Senate Bill Boosts Highways

Plan Would Add $19.5 Bln. to Trust Fund
By Sean McNally, Senior Reporter

This story appears in the Feb. 15 print edition of Transport Topics.

The Senate began debate last week on a proposal that would inject nearly $20 billion into the ailing Highway Trust Fund and extend the current highway spending law as part of a new jobs bill.

Majority Leader Harry Reid told reporters Feb. 11 that the Senate would move to a “smaller package” than the $85 billion that initially had been proposed by some senators. Earlier versions of the bill included a broad array of provisions, including extension of unemployment benefits, a cut in estate taxes and extension of the Patriot Act.



However, Reid (D-Nev.) said the Senate would take up a bill “that has four things in it.”

Reid said those issues would be the expansion of the Build America Bonds program, extension of accelerated depreciation for equipment purchases, a tax credit for employers hiring out-of-work Americans and a package that included extending the highway funding bill and a $19.5 billion injection into the trust fund.

“Three provisions create jobs and the provision dealing with highways saves a million jobs,” Reid said, pledging to get back to a series of tax-credit extensions after the Presidents Day recess Feb. 15.

Earlier in the day, leaders of the Senate Finance Committee, Chairman Max Baucus (D-Mont.) and ranking Republican Chuck Grassley of Iowa put out draft legislation that included more proposals and carried an $85 billion price tag.

One of the key provisions in the Baucus-Grassley draft that got included in Reid’s smaller plan was the transfer of the $19.5 billion to the Highway Trust Fund from the general treasury. That amount equals the interest on trust fund money that has been transferred to the general fund since 1998, before it became obvious that the fund did not have enough cash to meet road needs.
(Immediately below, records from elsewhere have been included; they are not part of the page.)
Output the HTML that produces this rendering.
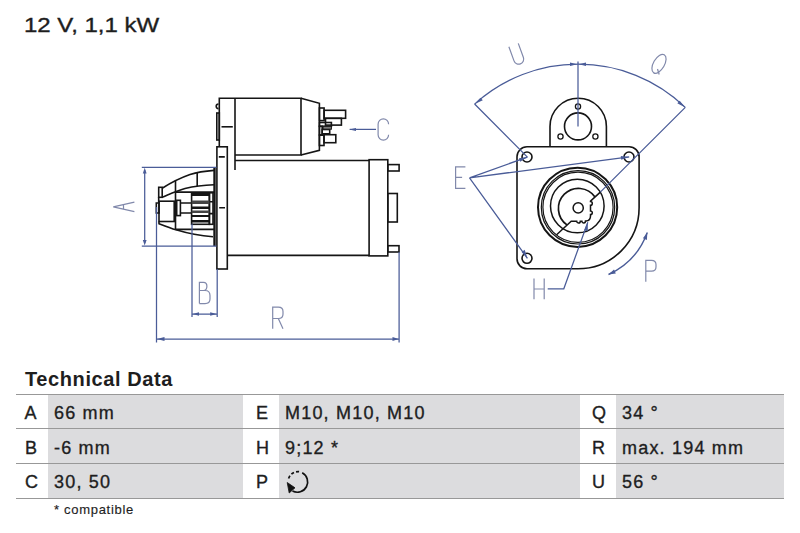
<!DOCTYPE html>
<html><head><meta charset="utf-8">
<style>
html,body{margin:0;padding:0;background:#fff;}
body{width:800px;height:533px;position:relative;overflow:hidden;font-family:"Liberation Sans",sans-serif;color:#1e1e1e;}
.t{position:absolute;white-space:nowrap;line-height:1;-webkit-text-stroke:0.35px #1e1e1e;}
.title{left:24px;top:14.5px;font-size:20px;transform:scaleX(1.2);transform-origin:0 0;}
.h2{left:25px;top:369px;font-size:20px;font-weight:bold;letter-spacing:0.6px;-webkit-text-stroke:0;}
.cell{position:absolute;background:#dcdcde;}
.hl{position:absolute;left:16px;width:767.5px;height:1.2px;background:#989898;}
.v{font-size:18px;letter-spacing:1.2px;}
.note{font-size:13px;letter-spacing:0.7px;-webkit-text-stroke:0.15px #1e1e1e;}
svg{position:absolute;left:0;top:0;}
</style></head>
<body>
<div class="t title">12 V, 1,1 kW</div>
<div class="t h2">Technical Data</div>

<div class="cell" style="left:48px;top:394px;width:194.5px;height:104px"></div>
<div class="cell" style="left:279px;top:394px;width:300.5px;height:104px"></div>
<div class="cell" style="left:616px;top:394px;width:167.5px;height:104px"></div>
<div class="hl" style="top:393.8px"></div>
<div class="hl" style="top:428.3px"></div>
<div class="hl" style="top:463px"></div>
<div class="hl" style="top:497.6px"></div>

<div id="tbl">
<div class="t v" style="left:24.5px;top:404px">A</div>
<div class="t v" style="left:54px;top:404px">66 mm</div>
<div class="t v" style="left:256px;top:404px">E</div>
<div class="t v" style="left:285px;top:404px">M10, M10, M10</div>
<div class="t v" style="left:592px;top:404px">Q</div>
<div class="t v" style="left:622px;top:404px">34 °</div>

<div class="t v" style="left:25px;top:438.8px">B</div>
<div class="t v" style="left:54px;top:438.8px">-6 mm</div>
<div class="t v" style="left:256px;top:438.8px">H</div>
<div class="t v" style="left:285px;top:438.8px">9;12 *</div>
<div class="t v" style="left:592px;top:438.8px">R</div>
<div class="t v" style="left:622px;top:438.8px">max. 194 mm</div>

<div class="t v" style="left:25px;top:472.6px">C</div>
<div class="t v" style="left:54px;top:472.6px">30, 50</div>
<div class="t v" style="left:256px;top:472.6px">P</div>
<div class="t v" style="left:592px;top:472.6px">U</div>
<div class="t v" style="left:622px;top:472.6px">56 °</div>
</div>
<div class="t note" style="left:54px;top:502.8px">* compatible</div>

<svg width="800" height="533" viewBox="0 0 800 533">
<!-- P rotation icon in table -->
<g fill="none" stroke="#111" stroke-width="1.7">
  <path d="M 288.6 478.5 A 10.2 10.2 0 0 1 300.5 471.8" stroke-dasharray="3 2.2"/>
  <path d="M 302.2 472.8 A 10.2 10.2 0 1 1 292.5 491"/>
  <path d="M 287.2 482.5 L 289.2 493 L 295 487.8 Z" fill="#111" stroke-width="0.8"/>
</g>
<!-- ===== SIDE VIEW (black) ===== -->
<g fill="none" stroke="#151515" stroke-width="1.6" stroke-linejoin="miter">
  <!-- solenoid -->
  <path d="M219.3 146.8 V98.3 H301 V155 H235"/>
  <path d="M235 98.3 V170"/>
  <path d="M301 98.3 L319.4 103.3 V150.4 L301 155"/>
  <path d="M221.5 126.8 H232.8"/>
  <path d="M218.5 104 a2.3 2.3 0 0 0 0 4.6" />
  <rect x="216.8" y="113" width="2.5" height="27"/>
  <!-- terminals -->
  <rect x="319.4" y="108" width="4.7" height="12.6"/>
  <rect x="324.1" y="110.3" width="21.5" height="8"/>
  <rect x="325.5" y="118.3" width="15.9" height="6.8"/>
  <rect x="319.4" y="122.5" width="12" height="3.8"/>
  <rect x="322.2" y="129.5" width="7.5" height="4.3"/>
  <rect x="323" y="126.3" width="8.4" height="2.9" fill="#777" stroke-width="1"/>
  <rect x="319.4" y="126.3" width="2.8" height="8.6"/>
  <rect x="319.4" y="135.2" width="4.6" height="10.3"/>
  <rect x="324" y="134.7" width="11.8" height="8"/>
  <!-- flange -->
  <rect x="216.9" y="146.8" width="10.4" height="122.2"/>
  <path d="M218.8 156.9 H224.8 M219.2 207.8 H225"/>
  <!-- motor -->
  <path d="M235 160.5 H369.1 M227.3 255.4 H369.1"/>
  <rect x="369.1" y="159.7" width="18.7" height="96.2"/>
  <rect x="387.8" y="164.6" width="11.3" height="6.4"/>
  <rect x="387.8" y="193.5" width="9.5" height="28.5"/>
  <rect x="387.8" y="245.7" width="11.2" height="6.3"/>
  <!-- nose housing -->
  <path d="M214.5 168 V246" stroke-width="2.4"/>
  <path d="M162.2 188.2 C 172 182, 180 178, 190 174.5 C 198 172, 206 171, 214 170.4"/>
  <path d="M162.2 197.3 C 170 194, 176 191, 185 188.5 C 195 186, 205 185, 214 184.7"/>
  <rect x="158.7" y="187.3" width="3.5" height="10"/>
  <path d="M158.7 197 V203"/>
  <path d="M175.5 180.7 V229.4 M197.2 172.9 V186"/>
  <path d="M175.5 192.1 H214"/>
  <rect x="159" y="201.2" width="15.2" height="20.3"/>
  <path d="M156.3 203 H159 V213 H156.3 Z"/>
  <rect x="176.7" y="200.3" width="3.7" height="15.3"/>
  <path d="M180.4 203 H191.6 M180.4 213 H191.6"/>
  <path d="M175.5 229.4 H214"/>
  <path d="M159 221.5 V223.7 C 165 226, 171 228.3, 176 229.8 C 188 233.5, 200 235.8, 213 236.7"/>
  <rect x="191.6" y="192.8" width="17.8" height="31.5"/>
  <rect x="209.4" y="192.8" width="3.6" height="31.5"/>
  <path d="M209.4 201.8 H213 M209.4 213.6 H213"/>
</g>
<!-- pinion teeth -->
<g fill="#151515">
  <rect x="191.6" y="192.8" width="17.8" height="3.2"/>
  <rect x="191.6" y="200.5" width="17.8" height="3.5" fill="#444"/>
  <rect x="191.6" y="206.5" width="17.8" height="2.5"/>
  <rect x="191.6" y="210.5" width="17.8" height="2.5" fill="#444"/>
  <rect x="191.6" y="215" width="17.8" height="2"/>
  <rect x="191.6" y="220" width="17.8" height="2.5"/>
</g>
<!-- ===== SIDE VIEW dimensions (blue) ===== -->
<g fill="none" stroke="#4a5c98" stroke-width="1.25">
  <path d="M141.8 167.4 H216.5 M141.8 246.1 H216.5"/>
  <path d="M144.7 170 V243"/>
  <path d="M156.5 207 V342.5 M156.5 339 H399.1 M399.1 252 V342.5"/>
  <path d="M192 223.7 V317 M192 314 H217.2 M217.2 269 V317"/>
  <path d="M349.7 129.4 H376"/>
</g>
<g fill="#4a5c98">
  <path d="M144.7 167.8 L142.8 173.5 H146.6 Z"/>
  <path d="M144.7 245.6 L142.8 239.9 H146.6 Z"/>
  <path d="M157 339 L164.5 337.1 V340.9 Z"/>
  <path d="M398.6 339 L392.5 337.1 V340.9 Z"/>
  <path d="M192.5 314 L199 312.2 V315.8 Z"/>
  <path d="M216.7 314 L210.2 312.2 V315.8 Z"/>
  <path d="M349.2 129.4 L356 127.9 V130.9 Z"/>
</g>
<!-- letters (thin) -->
<g fill="none" stroke="#8189ab" stroke-width="1.2">
  <!-- A rotated -->
  <path d="M134.4 202.1 L113.3 206.9 L134.4 211.7 M123.5 204.5 V209.4"/>
  <!-- B -->
  <path d="M199.4 303.6 V282.3 H203.5 Q206.9 282.3 206.9 286.3 Q206.9 290.5 203.5 290.5 H199.4 M203.5 290.5 H205 Q210 290.5 210 295.5 V299 Q210 303.6 205 303.6 H199.4"/>
  <!-- R -->
  <path d="M272.7 328.8 V307.2 H278.3 Q283 307.2 283 311.5 V314.2 Q283 318.5 278.3 318.5 H272.7 M278.3 318.5 L283 328.8"/>
  <!-- C -->
  <path d="M388.6 124.2 A5.25 5.3 0 0 0 378.1 124.2 V134.8 A5.25 5.3 0 0 0 388.6 134.8"/>
</g>

<!-- ===== FRONT VIEW (black) ===== -->
<g fill="none" stroke="#151515" stroke-width="1.6">
  <!-- top lug -->
  <path d="M550 146.8 V126.4 A28.2 28.2 0 0 1 606.4 126.4 V146.8"/>
  <circle cx="578" cy="126.4" r="13.5"/>
  <circle cx="578" cy="106.5" r="2.6" stroke-width="1.3"/>
  <circle cx="560.5" cy="136.5" r="2.6" stroke-width="1.3"/>
  <circle cx="595.4" cy="136.5" r="2.6" stroke-width="1.3"/>
  <!-- flange -->
  <path d="M527 146.8 H629 A10 10 0 0 1 639.1 156.8 V207.5 A61.1 61.1 0 0 1 578 268.8 H527 A10 10 0 0 1 517 258.8 V156.8 A10 10 0 0 1 527 146.8 Z"/>
  <circle cx="527" cy="157" r="5"/>
  <circle cx="629" cy="157" r="5"/>
  <circle cx="527" cy="258.3" r="5"/>
  <!-- rings -->
  <circle cx="577.6" cy="207.3" r="39.6" stroke-width="2"/>
  <circle cx="578" cy="207.3" r="36.7" stroke-width="1.2"/>
  <circle cx="578" cy="207.3" r="35.1" stroke-width="1.2"/>
  <circle cx="577.3" cy="206" r="26.8" stroke-width="1.5"/>
  <path d="M595 197 A20.1 20.1 0 1 0 566.9 224.9" stroke-width="1.7"/>
  <circle cx="578.2" cy="207.9" r="5.1" stroke-width="1.5"/>
  <path d="M600.3 192.1 L590.5 201.1 V201.6 A1.8 1.8 0 0 1 590.5 205.2 V210.9 A1.8 1.8 0 0 1 590.5 214.5 V216 Q590.5 220.8 586 221 H585.5 A1.8 1.8 0 0 1 581.9 221.2 H580.3 A1.8 1.8 0 0 1 576.7 221.3 H571.2 L556.6 234.8" stroke-width="1.5"/>
</g>
<!-- ===== FRONT VIEW blue ===== -->
<g fill="none" stroke="#4a5c98" stroke-width="1.25">
  <path d="M474.6 104.1 A154 154 0 0 1 578 64.2 A154 154 0 0 1 685.3 107.4"/>
  <path d="M578 61.5 V126.4"/>
  <path d="M474.6 104 L527.4 157.1 M685.3 107.4 L600.3 192.1"/>
  <path d="M469.5 177.8 L527.4 157.1 M469.5 177.8 L629.2 156.9 M469.5 177.8 L527.4 258.3"/>
  <path d="M547.7 288.8 H563.8 L587.8 222.3"/>
  <path d="M647.3 232.5 A74 74 0 0 1 608.5 274.5" stroke-width="1.4"/>
</g>
<g fill="#4a5c98">
  <path d="M474.6 104 L482.8 100.2 L480.4 97.8 Z"/>
  <path d="M685.3 107.4 L677.3 103.2 L679.7 100.8 Z"/>
  <path d="M577.3 64.2 L570 62.4 V66 Z"/>
  <path d="M578.7 64.2 L586 62.4 V66 Z"/>
  <path d="M527.4 157.1 L519 158.2 L520.2 161.8 Z"/>
  <path d="M629.2 156.9 L620.8 156 L621.2 159.8 Z"/>
  <path d="M527.4 258.3 L521.6 252 L524.7 249.8 Z"/>
  <path d="M587.8 222.3 L584.2 230 L587.8 231.3 Z"/>
  <path d="M647.3 232.5 L646.9 239.9 L642.9 238.3 Z"/>
  <path d="M608.5 274.5 L615.8 273.6 L614 269.6 Z"/>
</g>
<g fill="none" stroke="#8189ab" stroke-width="1.2">
  <!-- E -->
  <path d="M465.4 166.9 H455.6 V188.3 H465.4 M455.6 177.4 H462.1"/>
  <!-- H -->
  <path d="M534 278.5 V299.2 M544.2 278.5 V299.2 M534 289 H544.2"/>
  <!-- P -->
  <path d="M645.8 281.7 V260.4 H651.5 Q656 260.4 656 264.5 V267 Q656 271.2 651.5 271.2 H645.8"/>
  <!-- U rotated -->
  <path d="M512 44.5 V59.5 A5 5 0 0 0 522 59.5 V44.5" transform="rotate(-20 517 54.5)"/>
  <!-- Q rotated -->
  <ellipse cx="659" cy="63.8" rx="5.5" ry="10.5" transform="rotate(30 659 63.8)"/>
  <path d="M657.5 69 L659.2 74.5"/>
</g>
</svg>
</body></html>
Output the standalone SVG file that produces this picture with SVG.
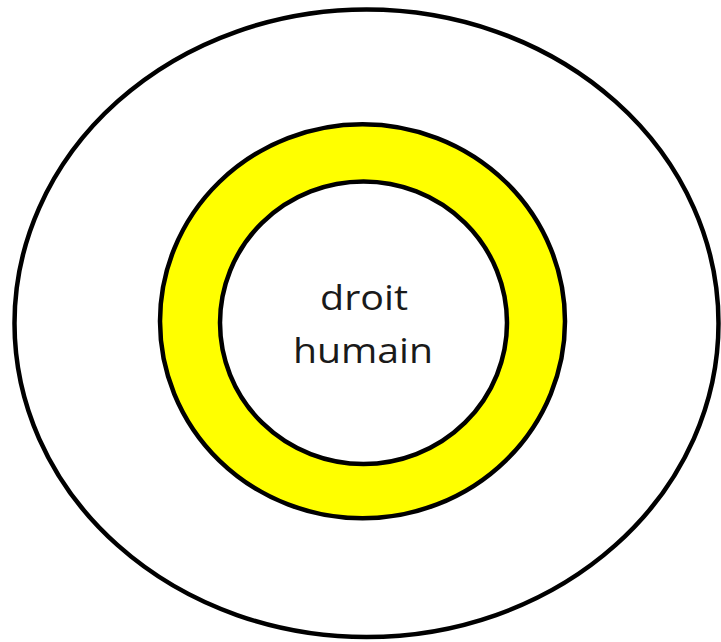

The new bill also would extend current highway spending authorization through the end of 2010. Currently, the highway program is authorized only through the end of February after Congress passed a second short-term extension of the long-term bill that expired in September. The White House has helped delay congressional action on the passage of a new, long-term highway bill, in order to focus on other priorities.

The measure also would stop reimbursement payments to tax-exempt entities from the trust fund and pay them from the general fund, as well as repeal an $8.7 billion cutback of contract authority that would increase the amount of money the federal government can spend on roads and bridges.

Reid said he wanted the Senate to begin voting on the jobs package before the scheduled Presidents Day recess, but two massive snowstorms battered the capital.

“Despite the storm, we are going to make progress on the jobs bill,” Reid said Feb. 9, but said he doubted there would be any votes during the week. “It appears . . . [that] people now cannot get planes to get here, and they are having trouble getting planes to get out of here, so it has made for a very difficult situation.”

Baucus and Grassley cautioned that while it was important to move “expeditiously” on a bill, “any efforts that needlessly rush the process through partisan means will undermine our goal of a bipartisan and transparent legislative process.”

Reid’s plan also includes a $10 billion exemption for employers from paying their share of the Social Security payroll tax for hiring unemployed workers, a proposal by Sens. Charles Schumer (D-N.Y.) and Orrin Hatch (R-Utah).

Schumer said that “Congress must focus like a laser on job creation, and that’s what this proposal does. . . . [It] will put people back to work right away and help create the only thing that will finally bring us out of this recession: job growth.”

In addition, the proposal includes an extension of previous stimulus programs allowing companies a tax write-off of up to $250,000 for certain equipment purchases in 2010, rather than depreciating the cost over time.

The final provision is an expansion of the Build America Bond program.

Timothy Lynch, senior vice president of federation relations and strategic planning for American Trucking Associations, said that despite the severe winter weather, Congress needed to limit the potential delays on the bill.

“The clock is ticking for Congress to act on both the highway program extension and infrastructure jobs bill,” Lynch said. “Any further delays will negate the benefit of this infusion of badly needed infrastructure funding.”

Brian Turmail, a spokesman for The Associated General Contractors of America, told Transport Topics that at first blush the package “looks like it might be bipartisan.”

The House passed a more expansive jobs bill before Christmas last year, and President Obama has called on the Senate to follow suit.

Reid said the Senate “doesn’t have a jobs bill, we have a jobs agenda.”